私が高専に学生として編入して暫くした頃にリベルタに春日の生き残りが居るという情報を売った、という。だから私は捕らえられたんだ。
そんな頃から彼に被害を受けていた、なんて思わなかった。ショックを受けながらもその矛先はもう亡き者。
それ以降に受けた被害だと私が秋に死に、悟達に蘇生された時。その入院先を院内に入院中の某貿易会社の社長に。情報をひとりに売ったのち、口の軽い社長により周りの患者に私についての話が広まって、悟から聞いた通り病院から高専に連れてこられた経緯の元凶になってる。
意識の無いままに治しまくってたっていうね…。
その後は私が負傷を治す事も移す事も含め、更に女を産めば継承されるという事を含めあちこちに情報を売り、特に大きな動きを見せたのはカワグチ組だったって事で。
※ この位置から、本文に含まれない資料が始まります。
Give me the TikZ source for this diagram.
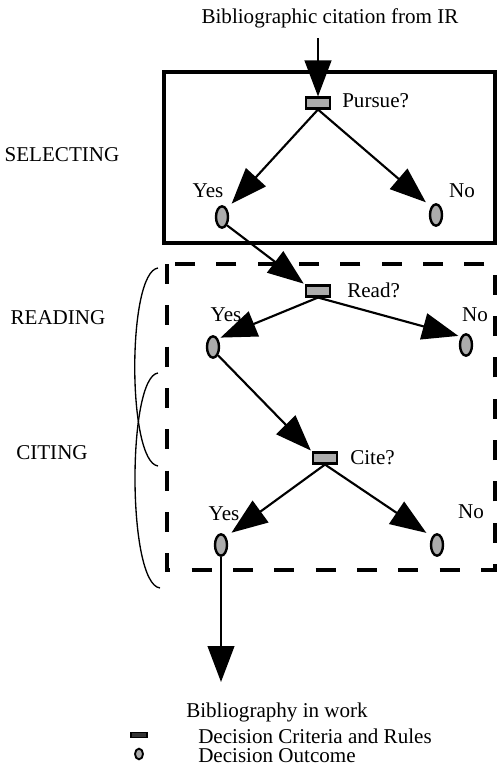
\documentclass[tikz,border=0pt]{standalone}
\usepackage{fontspec}
\setmainfont{Liberation Serif}
\usetikzlibrary{arrows.meta,shapes.geometric}

\tikzset{
  txt/.style={font=\fontsize{15.8}{18}\selectfont, inner sep=0pt},
  crit/.style={draw, line width=1.8pt, fill=gray!65, minimum width=18pt, minimum height=8pt, inner sep=0pt},
  outc/.style={ellipse, draw, line width=1.8pt, fill=gray!65, minimum width=9pt, minimum height=16pt, inner sep=0pt},
  arr/.style={line width=1.6pt, -{Triangle[length=27pt,width=20pt]}},
  brace/.style={line width=1pt},
}

\begin{document}
\begin{tikzpicture}[x=0.75pt,y=0.75pt,yscale=-1,xscale=1]
\useasboundingbox (0,0) rectangle (500,775);

%Shape: Rectangle [selecting]
\draw [line width=2.8pt] (164,72) rectangle (495,243) ;
%Shape: Rectangle [reading and citing]
\draw [line width=3pt, dash pattern=on 15pt off 16pt] (167,264) rectangle (495,570) ;

% Decision nodes
\node [crit] (pursue) at (318,103) {};
\node [crit] (read) at (318,291) {};
\node [crit] (cite) at (325,458) {};
% Outcome nodes
\node [outc] (yes1) at (222,217) {};
\node [outc] (no1) at (436,215) {};
\node [outc] (yes2) at (213,347) {};
\node [outc] (no2) at (466,345) {};
\node [outc] (yes3) at (221,545) {};
\node [outc] (no3) at (437,545) {};

% Text Node
\node [txt] (title) at (330,18) {Bibliographic citation from IR};
\node [txt, anchor=west] (pursuelbl) at (342,101) {Pursue?};
\node [txt, anchor=west] (readlbl) at (347,290) {Read?};
\node [txt, anchor=west] (citelbl) at (350,458) {Cite?};
\node [txt] (yes1lbl) at (208,191) {Yes};
\node [txt] (no1lbl) at (462,191) {No};
\node [txt] (yes2lbl) at (226,315) {Yes};
\node [txt] (no2lbl) at (475,315) {No};
\node [txt] (yes3lbl) at (224,514) {Yes};
\node [txt] (no3lbl) at (471,512) {No};
\node [txt] (selecting) at (62,155) {SELECTING};
\node [txt] (reading) at (58,318) {READING};
\node [txt] (citing) at (52,453) {CITING};
\node [txt] (bib) at (277,712) {Bibliography in work};

%Straight Lines
\coordinate (intop) at (318,38) ;
\coordinate (bibtip) at (221,682) ;
\draw [arr] (intop) -- (pursue.north) ;
\draw [arr, shorten >=5pt] (pursue.south) -- (yes1.north east) ;
\draw [arr, shorten >=5pt] (pursue.south) -- (no1.north west) ;
\draw [arr, shorten >=1pt] (yes1.south east) -- (read.north west) ;
\draw [arr, shorten >=2pt] (read.south) -- (yes2.north east) ;
\draw [arr, shorten >=2pt] (read.south) -- (no2.north west) ;
\draw [arr, shorten >=1pt] (yes2.south east) -- (cite.north west) ;
\draw [arr, shorten >=5pt] (cite.south) -- (yes3.north east) ;
\draw [arr, shorten >=5pt] (cite.south) -- (no3.north west) ;
\draw [arr] (yes3.south) -- (bibtip) ;

%Curve Lines
\draw [brace] (158,268) .. controls (127,272) and (127,462) .. (158,466) ;
\draw [brace] (158,373) .. controls (127,377) and (127,584) .. (160,588) ;

% Legend
\node [crit, fill=black!80, line width=0.8pt, minimum width=12pt, minimum height=4pt] (lgcrit) at (139,735) {};
\node [outc, line width=1.4pt, minimum width=6pt, minimum height=8pt] (lgoutc) at (139,754) {};
\node [txt, anchor=west] (lgcritlbl) at (198,736) {Decision Criteria and Rules};
\node [txt, anchor=west] (lgoutclbl) at (198,756) {Decision Outcome};

\end{tikzpicture}
\end{document}
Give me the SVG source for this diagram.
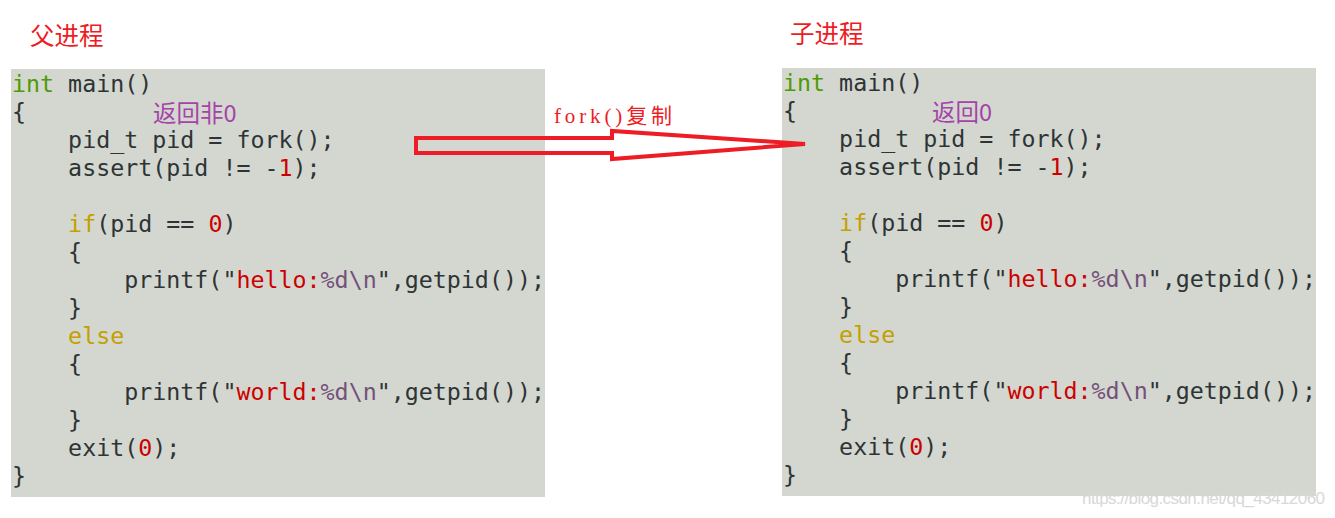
<svg xmlns="http://www.w3.org/2000/svg" width="1335" height="518" viewBox="0 0 1335 518">
<style>
.bg{fill:#d3d7cf}
.code{font-family:"DejaVu Sans Mono",monospace;font-size:23.3px;fill:#2e3436;white-space:pre}
.kt{fill:#4e9a06}.kw{fill:#c4a000}.num{fill:#cc0000}.esc{fill:#75507b}
.title{font-family:"Noto Sans CJK SC",sans-serif;font-size:24.5px;fill:#ee1c25}
.note{font-family:"Noto Sans CJK SC",sans-serif;font-size:23.5px;fill:#a444a8}
.lbl{font-family:"Liberation Serif","Noto Sans CJK SC",serif;font-size:21px;fill:#ee1c25}
.wm{font-family:"Liberation Sans",sans-serif;font-size:17px;fill:#d8d8d8}
</style>
<defs>
<g id="codeblock">
<text class="code" x="12" y="92" xml:space="preserve"><tspan class="kt">int</tspan> main()</text>
<text class="code" x="12" y="120" xml:space="preserve">{</text>
<text class="code" x="12" y="148" xml:space="preserve">    pid_t pid = fork();</text>
<text class="code" x="12" y="176" xml:space="preserve">    assert(pid != -<tspan class="num">1</tspan>);</text>
<text class="code" x="12" y="232" xml:space="preserve">    <tspan class="kw">if</tspan>(pid == <tspan class="num">0</tspan>)</text>
<text class="code" x="12" y="260" xml:space="preserve">    {</text>
<text class="code" x="12" y="288" xml:space="preserve">        printf("<tspan class="num">hello:</tspan><tspan class="esc">%d\n</tspan>",getpid());</text>
<text class="code" x="12" y="316" xml:space="preserve">    }</text>
<text class="code" x="12" y="344" xml:space="preserve">    <tspan class="kw">else</tspan></text>
<text class="code" x="12" y="372" xml:space="preserve">    {</text>
<text class="code" x="12" y="400" xml:space="preserve">        printf("<tspan class="num">world:</tspan><tspan class="esc">%d\n</tspan>",getpid());</text>
<text class="code" x="12" y="428" xml:space="preserve">    }</text>
<text class="code" x="12" y="456" xml:space="preserve">    exit(<tspan class="num">0</tspan>);</text>
<text class="code" x="12" y="484" xml:space="preserve">}</text>
</g>
</defs>
<rect width="1335" height="518" fill="#ffffff"/>
<g id="parent">
<text class="title" x="30" y="45">父进程</text>
<rect class="bg" x="11" y="69" width="534" height="428"/>
<use href="#codeblock"/>
<text class="note" x="153" y="122">返回非0</text>
</g>
<g id="child">
<text class="title" x="790" y="43">子进程</text>
<rect class="bg" x="782" y="68" width="534" height="428"/>
<use href="#codeblock" transform="translate(771,-1)"/>
<text class="note" x="932" y="121">返回0</text>
</g>
<g id="connectors">
<polygon points="416,138 612,138 612,131 805,144 612,159 612,153 416,153" fill="none" stroke="#ee1c25" stroke-width="4" stroke-linejoin="miter"/>
<text class="lbl" x="554" y="123" textLength="118">fork()复制</text>
</g>
<text class="wm" x="1082" y="504" textLength="243">https://blog.csdn.net/qq_43412060</text>
</svg>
情報だけじゃなく直に売りにヒサカイが動いたんだってさ。
彼が死んでも安心は出来ないって事。個人なりグループなり握られた情報はあるのだから、まだ動きを見せていない奴らが居るという事。油断したらまたあの悲劇が起きかねない。
だから特にひとりの時はストレスを抱えながら部屋で過ごしてた。
学生の冬期休暇も終わり学校生活が始まる。座学は良いとして寒空の下の体術はガッテムコールド。寒すぎて笑えん、朝も布団から出たくないし筋肉が良く着いた悟から離れたくない(ぽっかぽかで暖かいから)
部屋の構造や暖房の事を考えると、寮よりもマンションの方が快適だった。週末は寮じゃなくてあっちで過ごさない?って悟に頼もう。彼が任務で居ない時は退屈だけど、寒いのは耐えられない。そう考えてた平日のある日だった。
放課後になり、寮へと帰った私は部屋の掃除をしていた。